[Source code of charts]

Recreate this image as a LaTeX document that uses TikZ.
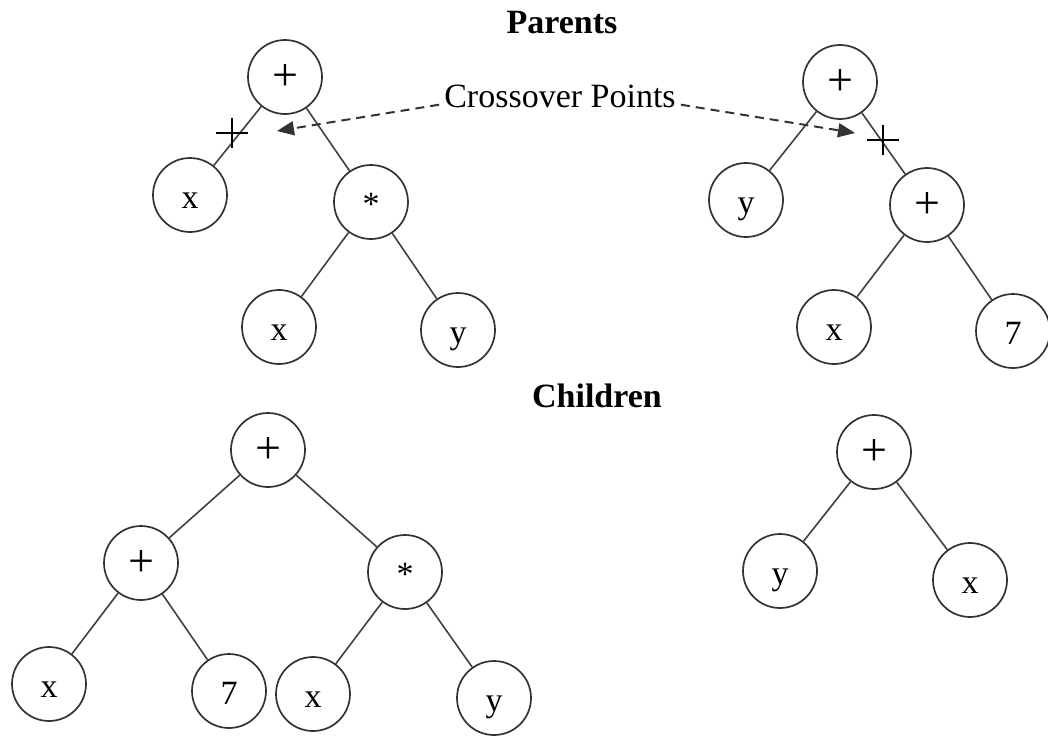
\documentclass[tikz,border=0pt]{standalone}
\usepackage{fontspec}
\setmainfont{Liberation Serif}
\usetikzlibrary{arrows.meta}
\newcommand{\bigplus}{{\fontsize{46}{50}\selectfont +}}

\begin{document}
\begin{tikzpicture}[x=1pt,y=-1pt,
  vert/.style={circle,draw=black!80,line width=1.7pt,minimum size=74pt,inner sep=0pt,
    font=\fontsize{34}{40}\selectfont,text height=27pt,text depth=0pt},
  edge/.style={draw=black!75,line width=1.6pt},
  heading/.style={font=\fontsize{34}{40}\selectfont\bfseries,inner sep=0pt,anchor=base},
  note/.style={font=\fontsize{34}{40}\selectfont,inner sep=5pt,anchor=base},
  xarrow/.style={draw=black!80,line width=2pt,dash pattern=on 9pt off 6pt,
    -{Triangle[length=17pt,width=14pt]}},
  cut/.style={draw=black,line width=1.5pt}]
\useasboundingbox (0,0) rectangle (1048,736);
% parents
\node[heading] (par) at (562,33) {Parents};
\node[vert] (pa) at (285,77) {\bigplus};
\node[vert] (pax) at (190,195) {x};
\node[vert] (pam) at (371,202) {*};
\node[vert] (pamx) at (279,327) {x};
\node[vert] (pamy) at (458,330) {y};
\node[vert] (pb) at (840,82) {\bigplus};
\node[vert] (pby) at (746,200) {y};
\node[vert] (pbp) at (927,205) {\bigplus};
\node[vert] (pbpx) at (834,327) {x};
\node[vert] (pbp7) at (1013,331) {7};
% children
\node[heading] (chl) at (597,407) {Children};
\node[vert] (ca) at (268,450) {\bigplus};
\node[vert] (cap) at (141,563) {\bigplus};
\node[vert] (cam) at (405,572) {*};
\node[vert] (capx) at (49,684) {x};
\node[vert] (cap7) at (229,691) {7};
\node[vert] (camx) at (313,694) {x};
\node[vert] (camy) at (494,698) {y};
\node[vert] (cb) at (874,452) {\bigplus};
\node[vert] (cby) at (780,571) {y};
\node[vert] (cbx) at (970,580) {x};
\foreach \a/\b in {pa/pax,pa/pam,pam/pamx,pam/pamy,pb/pby,pb/pbp,pbp/pbpx,pbp/pbp7,
  ca/cap,ca/cam,cap/capx,cap/cap7,cam/camx,cam/camy,cb/cby,cb/cbx}{
  \draw[edge] (\a)--(\b);}
% crossover points
\coordinate (cutA) at (232,133);
\coordinate (cutB) at (883,140);
\foreach \c in {cutA,cutB}{
  \draw[cut] ([xshift=-16pt]\c)--([xshift=16pt]\c);
  \draw[cut] ([yshift=15pt]\c)--([yshift=-15pt]\c);}
\node[note] (cp) at (560,107) {Crossover Points};
\coordinate (tipA) at (277,131);
\coordinate (tipB) at (855,133);
\draw[xarrow] (cp.mid west)--(tipA);
\draw[xarrow] (cp.mid east)--(tipB);
\end{tikzpicture}
\end{document}
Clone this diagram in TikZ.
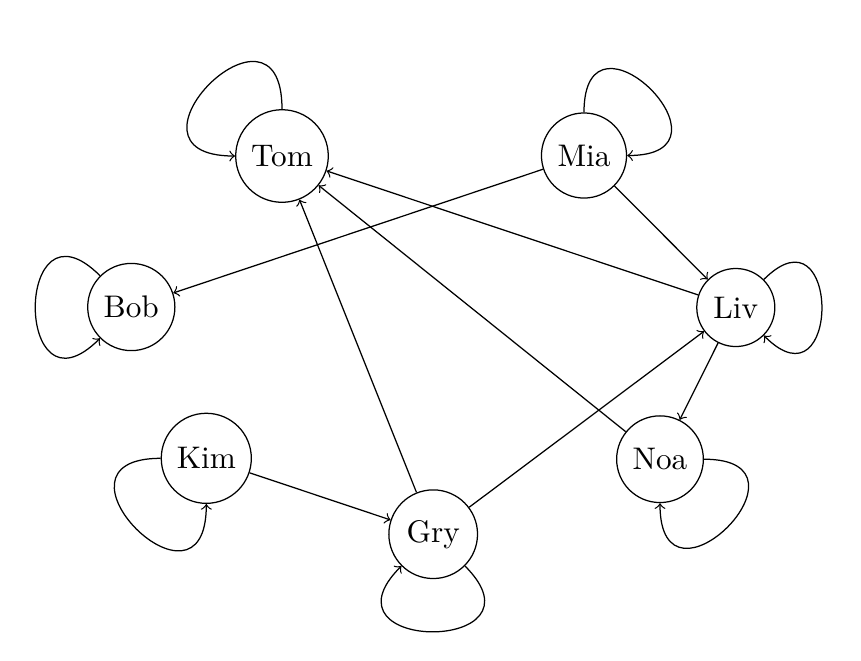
\documentclass[tikz,border=0pt]{standalone}
\begin{document}
\begin{tikzpicture}[x=0.32pt,y=-0.32pt,
  vert/.style={draw,circle},
  lp/.style={->,looseness=5}]
\useasboundingbox (0,0) rectangle (861,660);
\node[vert] (Tom) at (282,156) {Tom};
\node[vert] (Mia) at (584,155.5) {Mia};
\node[vert] (Bob) at (131.3,307) {Bob};
\node[vert] (Liv) at (735.8,307.5) {Liv};
\node[vert] (Kim) at (206.3,458.3) {Kim};
\node[vert] (Noa) at (660,459.2) {Noa};
\node[vert] (Gry) at (433.2,534.2) {Gry};
\draw[->] (Mia) -- (Bob);
\draw[->] (Liv) -- (Tom);
\draw[->] (Mia) -- (Liv);
\draw[->] (Noa) -- (Tom);
\draw[->] (Gry) -- (Tom);
\draw[->] (Gry) -- (Liv);
\draw[->] (Liv) -- (Noa);
\draw[->] (Kim) -- (Gry);
\draw[lp] (Tom) to[out=90,in=180] (Tom);
\draw[lp] (Mia) to[out=90,in=0] (Mia);
\draw[lp] (Bob) to[out=135,in=225] (Bob);
\draw[lp] (Liv) to[out=45,in=-45] (Liv);
\draw[lp] (Kim) to[out=180,in=270] (Kim);
\draw[lp] (Noa) to[out=0,in=270] (Noa);
\draw[lp] (Gry) to[out=-45,in=225] (Gry);
\end{tikzpicture}
\end{document}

## CHALLENGE
Locate each line with the word "this" and copy it.

## CORRECT ANSWER
Recreate this image as a LaTeX document that uses TikZ.
Clone this diagram in TikZ.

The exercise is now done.